§ Task directions: Gather from the listing below each line that includes the word "diagram", and copy it.

§ Information supplied:
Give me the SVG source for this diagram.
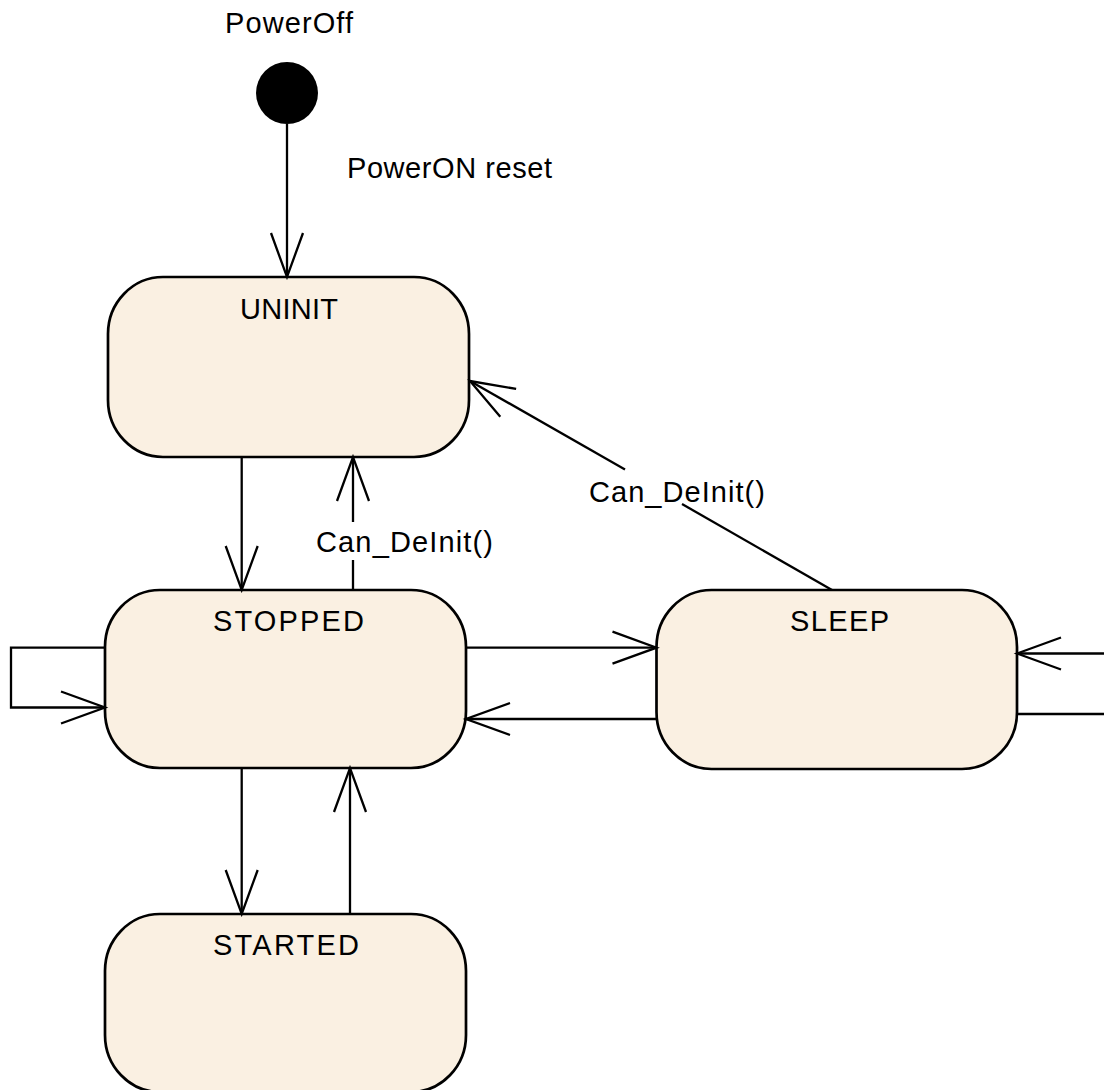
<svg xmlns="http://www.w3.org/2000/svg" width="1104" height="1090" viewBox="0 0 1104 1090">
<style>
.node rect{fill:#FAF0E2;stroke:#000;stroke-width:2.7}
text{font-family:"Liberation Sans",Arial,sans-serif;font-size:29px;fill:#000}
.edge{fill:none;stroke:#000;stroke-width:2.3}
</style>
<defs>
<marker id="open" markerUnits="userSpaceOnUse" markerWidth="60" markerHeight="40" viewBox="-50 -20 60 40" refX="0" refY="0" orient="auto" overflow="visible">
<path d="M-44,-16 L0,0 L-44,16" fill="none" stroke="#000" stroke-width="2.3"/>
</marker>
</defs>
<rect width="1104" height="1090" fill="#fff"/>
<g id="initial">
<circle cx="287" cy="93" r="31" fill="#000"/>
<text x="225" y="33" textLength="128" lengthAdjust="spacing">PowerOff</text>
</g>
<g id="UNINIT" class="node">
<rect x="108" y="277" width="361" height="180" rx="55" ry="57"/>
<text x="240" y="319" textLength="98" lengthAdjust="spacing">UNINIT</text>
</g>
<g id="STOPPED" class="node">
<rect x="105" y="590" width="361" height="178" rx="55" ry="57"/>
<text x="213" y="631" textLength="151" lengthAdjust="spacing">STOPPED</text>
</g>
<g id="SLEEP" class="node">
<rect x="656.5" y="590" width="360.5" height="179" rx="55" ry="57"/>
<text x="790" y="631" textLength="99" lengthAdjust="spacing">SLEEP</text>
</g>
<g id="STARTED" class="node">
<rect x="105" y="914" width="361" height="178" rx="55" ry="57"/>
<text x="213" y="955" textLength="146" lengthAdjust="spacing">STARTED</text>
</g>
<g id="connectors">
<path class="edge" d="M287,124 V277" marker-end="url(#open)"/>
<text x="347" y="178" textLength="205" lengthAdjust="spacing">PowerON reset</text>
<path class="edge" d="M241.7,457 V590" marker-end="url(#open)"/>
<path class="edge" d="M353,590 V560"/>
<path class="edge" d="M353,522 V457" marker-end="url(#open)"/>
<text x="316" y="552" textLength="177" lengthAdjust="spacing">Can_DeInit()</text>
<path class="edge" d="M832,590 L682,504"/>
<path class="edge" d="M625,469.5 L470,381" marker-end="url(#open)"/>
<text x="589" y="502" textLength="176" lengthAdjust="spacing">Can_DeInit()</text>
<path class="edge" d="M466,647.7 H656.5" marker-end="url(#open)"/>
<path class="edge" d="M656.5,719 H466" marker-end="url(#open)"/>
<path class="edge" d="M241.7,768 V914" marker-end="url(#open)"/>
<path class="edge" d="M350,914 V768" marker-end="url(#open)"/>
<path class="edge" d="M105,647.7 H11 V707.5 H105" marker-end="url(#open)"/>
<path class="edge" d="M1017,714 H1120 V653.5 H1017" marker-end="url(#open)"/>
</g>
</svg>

---

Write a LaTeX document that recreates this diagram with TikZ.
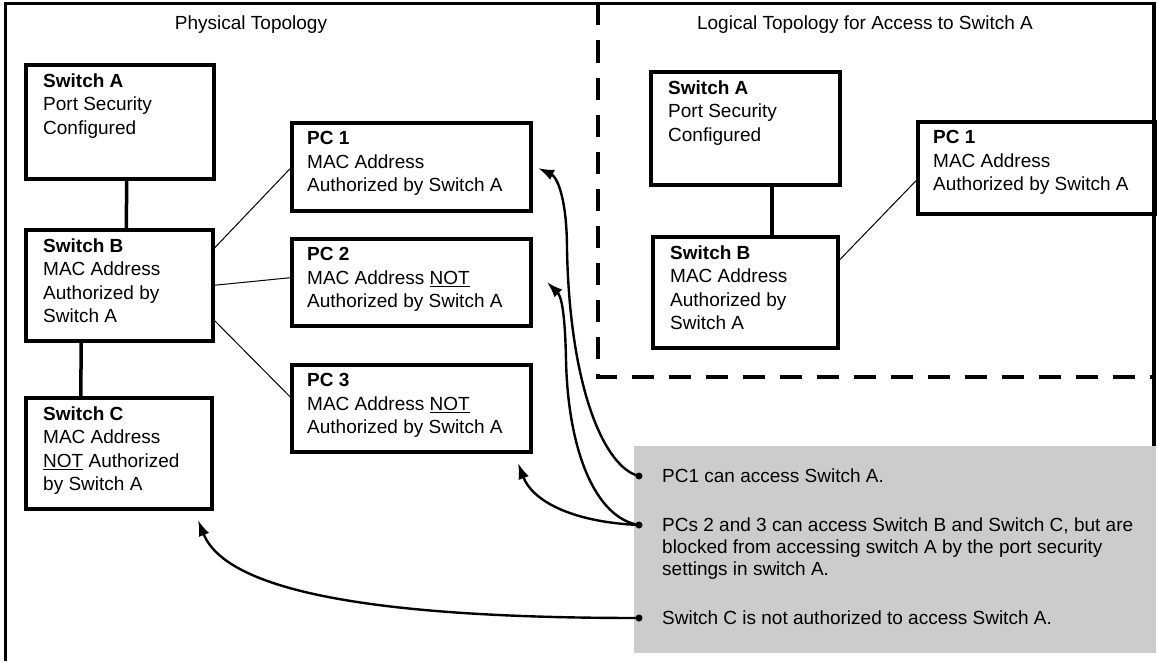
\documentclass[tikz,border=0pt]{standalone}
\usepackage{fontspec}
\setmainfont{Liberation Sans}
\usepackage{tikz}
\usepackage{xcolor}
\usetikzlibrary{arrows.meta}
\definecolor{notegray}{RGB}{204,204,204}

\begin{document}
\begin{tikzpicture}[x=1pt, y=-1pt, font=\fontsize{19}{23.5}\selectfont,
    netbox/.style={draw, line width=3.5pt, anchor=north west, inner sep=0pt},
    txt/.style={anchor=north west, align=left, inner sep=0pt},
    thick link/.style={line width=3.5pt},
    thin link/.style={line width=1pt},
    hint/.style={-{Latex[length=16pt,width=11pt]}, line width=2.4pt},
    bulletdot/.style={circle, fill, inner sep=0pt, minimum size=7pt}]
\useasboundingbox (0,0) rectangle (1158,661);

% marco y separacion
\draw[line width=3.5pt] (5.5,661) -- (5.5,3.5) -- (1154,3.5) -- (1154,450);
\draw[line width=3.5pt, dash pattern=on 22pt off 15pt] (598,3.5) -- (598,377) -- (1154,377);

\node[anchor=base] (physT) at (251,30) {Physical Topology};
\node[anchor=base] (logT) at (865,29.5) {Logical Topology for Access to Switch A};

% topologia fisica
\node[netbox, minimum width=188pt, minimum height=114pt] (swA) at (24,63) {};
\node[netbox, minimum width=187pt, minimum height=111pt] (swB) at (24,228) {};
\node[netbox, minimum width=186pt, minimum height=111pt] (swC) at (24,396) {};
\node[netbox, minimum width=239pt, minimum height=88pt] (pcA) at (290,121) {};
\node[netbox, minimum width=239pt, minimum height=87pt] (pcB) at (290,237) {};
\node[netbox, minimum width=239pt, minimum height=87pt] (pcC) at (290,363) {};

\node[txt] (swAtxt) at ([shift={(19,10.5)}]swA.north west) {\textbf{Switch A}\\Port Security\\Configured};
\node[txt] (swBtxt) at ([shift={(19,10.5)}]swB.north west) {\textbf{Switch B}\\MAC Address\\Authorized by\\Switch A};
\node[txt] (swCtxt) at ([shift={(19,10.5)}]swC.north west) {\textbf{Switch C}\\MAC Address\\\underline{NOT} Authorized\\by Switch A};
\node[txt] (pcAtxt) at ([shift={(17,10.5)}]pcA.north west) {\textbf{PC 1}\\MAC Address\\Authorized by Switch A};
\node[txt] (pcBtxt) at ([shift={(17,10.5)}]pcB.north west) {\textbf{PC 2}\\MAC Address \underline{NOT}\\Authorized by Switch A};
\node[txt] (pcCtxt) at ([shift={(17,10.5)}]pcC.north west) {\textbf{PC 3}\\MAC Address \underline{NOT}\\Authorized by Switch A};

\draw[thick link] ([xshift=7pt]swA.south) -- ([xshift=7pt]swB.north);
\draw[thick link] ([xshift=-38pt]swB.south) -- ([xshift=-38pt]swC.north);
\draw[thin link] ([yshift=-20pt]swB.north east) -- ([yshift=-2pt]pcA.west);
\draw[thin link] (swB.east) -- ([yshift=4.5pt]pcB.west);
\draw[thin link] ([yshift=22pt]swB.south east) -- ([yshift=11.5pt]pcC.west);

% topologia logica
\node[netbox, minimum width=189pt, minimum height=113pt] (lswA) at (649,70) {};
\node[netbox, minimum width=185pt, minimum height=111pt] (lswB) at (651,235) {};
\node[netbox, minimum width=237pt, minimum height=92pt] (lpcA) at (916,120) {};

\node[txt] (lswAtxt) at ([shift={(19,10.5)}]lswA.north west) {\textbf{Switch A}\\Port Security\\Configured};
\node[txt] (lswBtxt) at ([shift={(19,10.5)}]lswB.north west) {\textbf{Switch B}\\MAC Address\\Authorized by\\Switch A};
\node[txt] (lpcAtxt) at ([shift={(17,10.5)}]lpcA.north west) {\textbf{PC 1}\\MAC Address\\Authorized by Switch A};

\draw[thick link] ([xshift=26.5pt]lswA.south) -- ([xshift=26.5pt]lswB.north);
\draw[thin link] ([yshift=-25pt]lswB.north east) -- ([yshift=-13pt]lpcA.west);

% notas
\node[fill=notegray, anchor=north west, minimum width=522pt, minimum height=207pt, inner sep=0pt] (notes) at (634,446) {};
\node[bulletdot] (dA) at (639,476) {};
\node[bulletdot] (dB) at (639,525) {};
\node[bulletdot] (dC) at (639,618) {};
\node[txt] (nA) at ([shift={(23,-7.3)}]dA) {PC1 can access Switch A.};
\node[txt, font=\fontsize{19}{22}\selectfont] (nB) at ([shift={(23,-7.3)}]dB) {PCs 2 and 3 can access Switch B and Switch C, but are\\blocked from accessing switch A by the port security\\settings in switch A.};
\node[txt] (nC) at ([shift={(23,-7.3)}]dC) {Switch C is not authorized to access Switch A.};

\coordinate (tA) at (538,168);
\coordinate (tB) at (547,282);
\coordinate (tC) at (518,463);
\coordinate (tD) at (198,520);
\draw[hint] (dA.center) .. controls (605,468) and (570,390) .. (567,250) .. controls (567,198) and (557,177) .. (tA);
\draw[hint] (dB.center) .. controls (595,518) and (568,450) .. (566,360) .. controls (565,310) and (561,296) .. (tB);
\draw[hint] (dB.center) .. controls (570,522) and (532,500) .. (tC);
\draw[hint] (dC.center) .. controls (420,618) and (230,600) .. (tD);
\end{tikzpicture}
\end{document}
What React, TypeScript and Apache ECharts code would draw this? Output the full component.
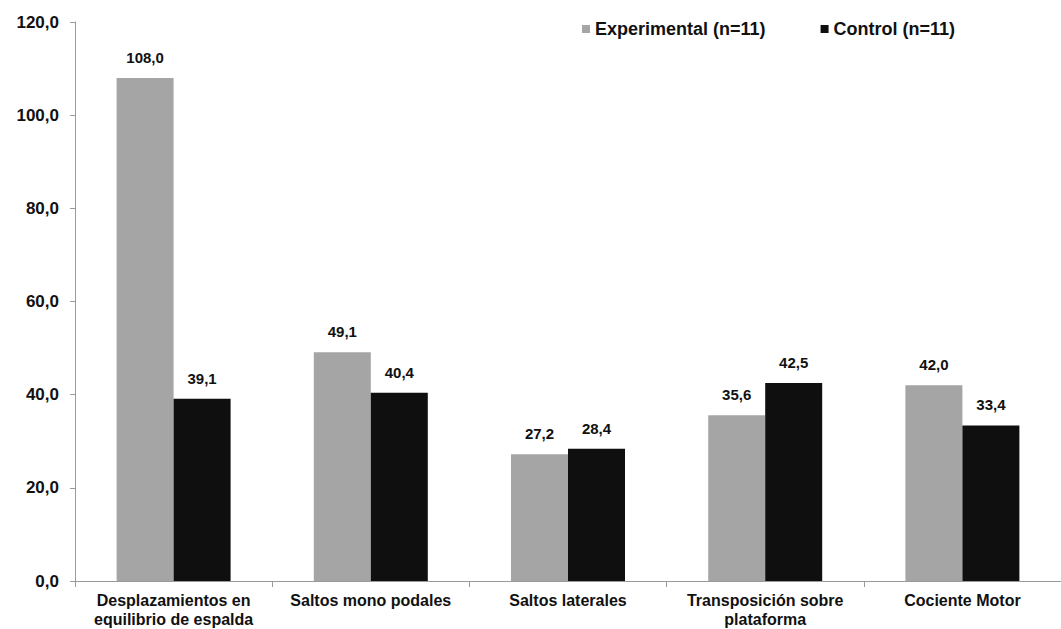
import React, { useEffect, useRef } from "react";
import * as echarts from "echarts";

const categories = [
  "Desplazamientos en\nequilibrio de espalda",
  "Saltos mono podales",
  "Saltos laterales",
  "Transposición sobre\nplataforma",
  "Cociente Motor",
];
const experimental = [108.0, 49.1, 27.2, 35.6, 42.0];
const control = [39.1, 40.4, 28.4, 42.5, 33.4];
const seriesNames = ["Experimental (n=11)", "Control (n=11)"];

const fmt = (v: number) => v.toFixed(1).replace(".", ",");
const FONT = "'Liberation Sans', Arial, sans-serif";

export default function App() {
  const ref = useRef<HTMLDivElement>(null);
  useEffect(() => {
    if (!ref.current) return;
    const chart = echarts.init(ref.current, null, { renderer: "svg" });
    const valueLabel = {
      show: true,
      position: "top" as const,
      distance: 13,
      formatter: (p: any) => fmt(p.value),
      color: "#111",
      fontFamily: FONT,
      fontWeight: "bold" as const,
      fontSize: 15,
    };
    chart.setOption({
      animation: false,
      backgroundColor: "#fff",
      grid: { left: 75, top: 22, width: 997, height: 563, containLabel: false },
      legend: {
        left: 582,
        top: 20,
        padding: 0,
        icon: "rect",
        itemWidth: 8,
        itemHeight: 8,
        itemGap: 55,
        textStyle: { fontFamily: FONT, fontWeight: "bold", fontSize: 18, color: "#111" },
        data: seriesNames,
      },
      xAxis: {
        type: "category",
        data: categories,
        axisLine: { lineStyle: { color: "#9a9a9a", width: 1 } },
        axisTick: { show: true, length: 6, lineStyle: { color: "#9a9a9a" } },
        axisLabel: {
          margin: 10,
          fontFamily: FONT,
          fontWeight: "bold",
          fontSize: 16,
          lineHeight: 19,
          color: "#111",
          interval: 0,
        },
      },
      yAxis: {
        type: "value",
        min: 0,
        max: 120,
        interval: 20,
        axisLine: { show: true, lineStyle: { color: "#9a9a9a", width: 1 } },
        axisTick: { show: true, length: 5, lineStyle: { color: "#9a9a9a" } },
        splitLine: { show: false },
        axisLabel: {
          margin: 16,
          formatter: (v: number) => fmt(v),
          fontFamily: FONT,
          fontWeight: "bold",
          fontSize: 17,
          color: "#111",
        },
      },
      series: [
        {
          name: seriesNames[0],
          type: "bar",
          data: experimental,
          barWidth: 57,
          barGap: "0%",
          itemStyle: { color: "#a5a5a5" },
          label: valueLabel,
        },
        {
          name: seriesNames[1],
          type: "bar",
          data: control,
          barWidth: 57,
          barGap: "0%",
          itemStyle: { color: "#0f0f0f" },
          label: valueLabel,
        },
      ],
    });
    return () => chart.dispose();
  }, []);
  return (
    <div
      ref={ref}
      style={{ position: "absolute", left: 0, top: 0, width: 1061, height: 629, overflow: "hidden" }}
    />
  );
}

...

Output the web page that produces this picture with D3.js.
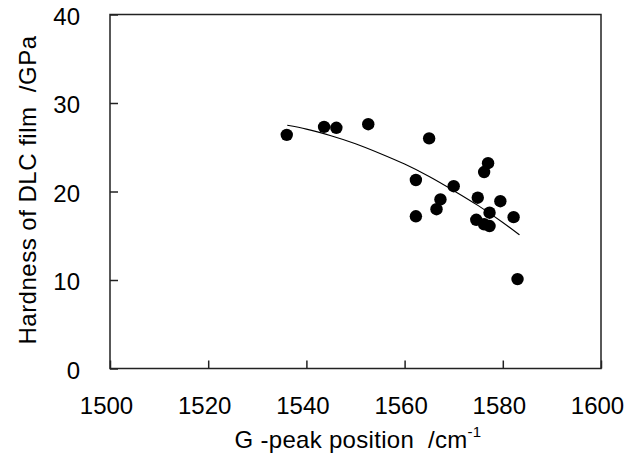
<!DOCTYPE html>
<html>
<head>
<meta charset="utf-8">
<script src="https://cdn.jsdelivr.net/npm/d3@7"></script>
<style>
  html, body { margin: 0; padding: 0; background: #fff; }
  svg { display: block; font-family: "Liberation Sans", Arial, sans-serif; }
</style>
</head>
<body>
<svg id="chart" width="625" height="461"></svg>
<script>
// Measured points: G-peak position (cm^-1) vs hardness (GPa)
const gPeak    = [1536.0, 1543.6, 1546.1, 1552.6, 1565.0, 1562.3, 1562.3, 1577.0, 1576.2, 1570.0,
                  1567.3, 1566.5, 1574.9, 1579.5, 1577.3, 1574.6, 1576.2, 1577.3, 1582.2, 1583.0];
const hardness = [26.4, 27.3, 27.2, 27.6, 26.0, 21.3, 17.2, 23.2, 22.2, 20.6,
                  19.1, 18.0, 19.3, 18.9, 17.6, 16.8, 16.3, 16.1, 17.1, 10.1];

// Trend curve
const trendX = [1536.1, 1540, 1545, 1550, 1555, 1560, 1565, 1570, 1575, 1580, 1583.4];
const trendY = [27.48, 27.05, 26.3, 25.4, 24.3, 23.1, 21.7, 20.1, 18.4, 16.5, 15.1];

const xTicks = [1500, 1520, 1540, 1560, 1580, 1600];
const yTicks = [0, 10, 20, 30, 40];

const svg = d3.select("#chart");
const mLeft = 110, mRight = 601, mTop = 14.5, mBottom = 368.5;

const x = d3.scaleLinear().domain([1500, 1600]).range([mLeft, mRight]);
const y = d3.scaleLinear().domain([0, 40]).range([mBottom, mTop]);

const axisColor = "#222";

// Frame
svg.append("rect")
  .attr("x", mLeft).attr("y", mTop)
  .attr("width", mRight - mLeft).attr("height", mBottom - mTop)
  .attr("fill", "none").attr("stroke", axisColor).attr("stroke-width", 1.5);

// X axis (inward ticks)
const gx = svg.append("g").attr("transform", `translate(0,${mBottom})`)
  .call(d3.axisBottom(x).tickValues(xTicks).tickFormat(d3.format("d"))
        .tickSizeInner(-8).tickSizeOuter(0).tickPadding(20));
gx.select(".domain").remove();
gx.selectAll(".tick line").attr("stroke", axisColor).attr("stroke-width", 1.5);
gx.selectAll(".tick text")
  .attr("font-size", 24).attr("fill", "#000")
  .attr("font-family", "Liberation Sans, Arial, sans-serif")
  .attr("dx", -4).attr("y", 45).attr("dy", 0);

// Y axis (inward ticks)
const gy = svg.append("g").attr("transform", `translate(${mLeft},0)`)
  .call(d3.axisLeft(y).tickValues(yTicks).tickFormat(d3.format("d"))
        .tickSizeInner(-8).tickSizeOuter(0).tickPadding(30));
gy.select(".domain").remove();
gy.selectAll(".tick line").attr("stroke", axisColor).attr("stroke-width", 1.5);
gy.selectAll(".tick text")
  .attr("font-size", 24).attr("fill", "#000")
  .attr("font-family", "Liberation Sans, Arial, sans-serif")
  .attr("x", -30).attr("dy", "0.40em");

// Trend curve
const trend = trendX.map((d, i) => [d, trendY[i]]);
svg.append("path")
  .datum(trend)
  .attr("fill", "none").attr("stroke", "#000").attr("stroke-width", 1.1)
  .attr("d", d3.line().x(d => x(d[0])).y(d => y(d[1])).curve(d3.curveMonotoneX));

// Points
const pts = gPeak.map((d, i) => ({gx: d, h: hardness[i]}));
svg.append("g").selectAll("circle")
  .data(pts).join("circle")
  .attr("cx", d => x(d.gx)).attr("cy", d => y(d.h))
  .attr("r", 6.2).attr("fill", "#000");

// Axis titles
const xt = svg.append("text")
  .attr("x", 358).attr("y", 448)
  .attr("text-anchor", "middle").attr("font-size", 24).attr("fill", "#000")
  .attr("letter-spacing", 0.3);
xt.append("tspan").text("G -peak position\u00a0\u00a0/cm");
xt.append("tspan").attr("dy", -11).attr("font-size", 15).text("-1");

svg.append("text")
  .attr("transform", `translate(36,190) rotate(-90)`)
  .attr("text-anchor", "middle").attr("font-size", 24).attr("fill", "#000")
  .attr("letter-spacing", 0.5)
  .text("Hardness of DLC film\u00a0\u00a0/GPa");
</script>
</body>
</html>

§ Correct result:
Give me the SVG source for this diagram.
Write a LaTeX document that recreates this diagram with TikZ.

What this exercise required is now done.